Wer sich der WM in Katar in diesen schwierigen Zeiten voller Krisen nähern will, mag feststellen, dass ein Schuss Ironie dabei hilfreich sein kann – denn am Ende ist es einfach nur Fußball. Es ist also nicht ganz ernst gemeint, aber möglich wäre es ja schon, dass wir in diesen Tagen Zeuge eines der größten Coups der WM-Geschichte werden – ohne es zu wissen. Vielleicht ist das peinliche 1:2 der DFB-Auswahl zum Auftakt gegen Japan nur Teil eines kühnen Plans, den Bundestrainer Hansi Flick und sein Chef Oliver Bierhoff schon lange vor dem Turnier im hochmodernen DFB-Campus in Frankfurt ausgetüftelt haben.
Alle Szenarien berechnet
Spätestens seit der WM 2014 in Brasilien, als für Deutschlands Fußballer eigens eine Residenz namens Campo Bahia mit allem Pipapo gebaut wurde, wissen wir, dass im Vorfeld eines Turniers nichts dem Zufall überlassen wird. Und natürlich wurden jetzt in den Wochen vor Katar alle Szenarien des Turnierbaums durchgerechnet – die in der Deutschland-Gruppe E vor allem dem Vorrunden-Zweiten viele Möglichkeiten bieten. Insofern ist der Bundestrainer mit seiner Mannschaft schon vor dem kribbeligen letzten Spiel gegen Costa Rica prima unterwegs, der Gruppensieg ist bei allen Konstellationen nicht mehr möglich.
Spaniern schwant Böses
Die besten Chancen auf Platz eins haben vielmehr die Spanier, denen vor dem Duell gegen Japan nun schon Böses schwant: Zwar ist der mögliche Gegner im Achtelfinale (Kroatien, Marokko, Belgien) nicht unbedingt Furcht einflößend, aber im Viertelfinale ginge es für die Iberer mutmaßlich gegen die Brasilianer – denen man in deren aktuellen Form lieber spät als früh oder am besten gar nicht begegnen möchte.

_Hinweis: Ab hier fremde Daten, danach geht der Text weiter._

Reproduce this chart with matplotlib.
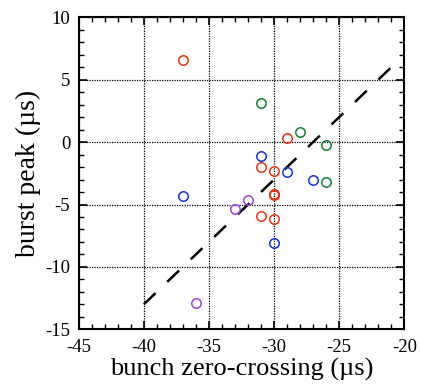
import numpy as np
import matplotlib
matplotlib.use('Agg')
import matplotlib.pyplot as plt
from matplotlib.ticker import MultipleLocator

# bunch zero-crossing vs burst peak, one colour per group
red_x = [-37, -29, -31, -30, -30, -30, -31, -30]
red_y = [6.6, 0.3, -2.0, -2.3, -4.15, -4.25, -5.9, -6.2]
green_x = [-31, -28, -26, -26]
green_y = [3.1, 0.8, -0.2, -3.2]
blue_x = [-31, -29, -27, -37, -30]
blue_y = [-1.1, -2.4, -3.0, -4.3, -8.1]
purple_x = [-32, -33, -36]
purple_y = [-4.6, -5.4, -12.9]

fit_x = [-40, -21]
fit_offset = 27  # y = x + 27

plt.rcParams['font.family'] = ['Liberation Serif', 'DejaVu Serif']
plt.rcParams['axes.unicode_minus'] = False

fig = plt.figure(figsize=(4.22, 3.85), dpi=100)
ax = fig.add_axes([78.7 / 422, 1 - 329.3 / 385, (404.3 - 78.7) / 422, (329.3 - 17.3) / 385])

ax.grid(True, which='major', color='black', linestyle=(0, (1, 1)), linewidth=0.9)
ax.set_axisbelow(True)

fx = np.array(fit_x)
ax.plot(fx, fx + fit_offset, color='black', linewidth=1.8, linestyle=(0, (6.5, 6.5)), zorder=2)

groups = [
    (red_x, red_y, '#e83010'),
    (green_x, green_y, '#108030'),
    (blue_x, blue_y, '#1030e0'),
    (purple_x, purple_y, '#a040e0'),
]
for xs, ys, c in groups:
    ax.plot(xs, ys, linestyle='none', marker='o', markersize=6.8,
            markerfacecolor='none', markeredgecolor=c, markeredgewidth=1.1, zorder=3)

ax.set_xlim(-45, -20)
ax.set_ylim(-15, 10)
ax.xaxis.set_major_locator(MultipleLocator(5))
ax.xaxis.set_minor_locator(MultipleLocator(1))
ax.yaxis.set_major_locator(MultipleLocator(5))
ax.yaxis.set_minor_locator(MultipleLocator(1))
ax.tick_params(which='both', direction='in', top=True, right=True, labelsize=13.5)
ax.tick_params(axis='x', which='both', pad=7)
ax.tick_params(axis='y', which='both', pad=6)
ax.tick_params(which='major', length=6, width=1.2)
ax.tick_params(which='minor', length=3.5, width=1.0)
for s in ax.spines.values():
    s.set_linewidth(1.5)

ax.set_xlabel('bunch zero-crossing (\u00b5s)', fontsize=19, labelpad=1)
ax.set_ylabel('burst peak (\u00b5s)', fontsize=20, labelpad=3)

fig.savefig('out.png', dpi=100)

Und Deutschland? Die DFB-Auswahl wäre bei einem Weiterkommen gegen das genannte Trio aus Gruppe F ebenfalls nicht chancenlos. Im Erfolgsfall hieße der Kontrahent in der Runde der letzten Acht statt Brasilien aber dann Schweiz oder Portugal.
Turnier 1974 als Vorbild
Die Älteren werden sich erinnern: Mit dieser Nummer ist der DFB schon 1974 gut gefahren, als die historische 1:2-Vorrunden-Niederlage in Hamburg gegen die DDR vieles leichter machte. Während die Ostdeutschen als Gruppensieger in der anschließenden Zwischenrunde gegen die Schwergewichte Brasilien, Niederlande und Argentinien auf verlorenem Posten standen, war der Weg zum Titel für Franz Beckenbauer, Wolfgang Overath, Gerd Müller und all die anderen praktisch eine gemähte Wiese: Siege gegen Jugoslawien (2:0), Schweden (4:2) und das 1:0 gegen Polen in der Wasserschlacht von Frankfurt bildeten die Ouvertüre zum umjubelten WM-Triumph gegen die Niederlande.
Warum sollte sich also in der arabischen Wüste nicht Geschichte wiederholen? Nun hat der DFB auf sportpolitischem Parkett in Katar bislang nicht die beste Figur gemacht – aber nun auf dem Rasen die versammelte Konkurrenz auszutricksen, das wäre schon ein cleverer Plan.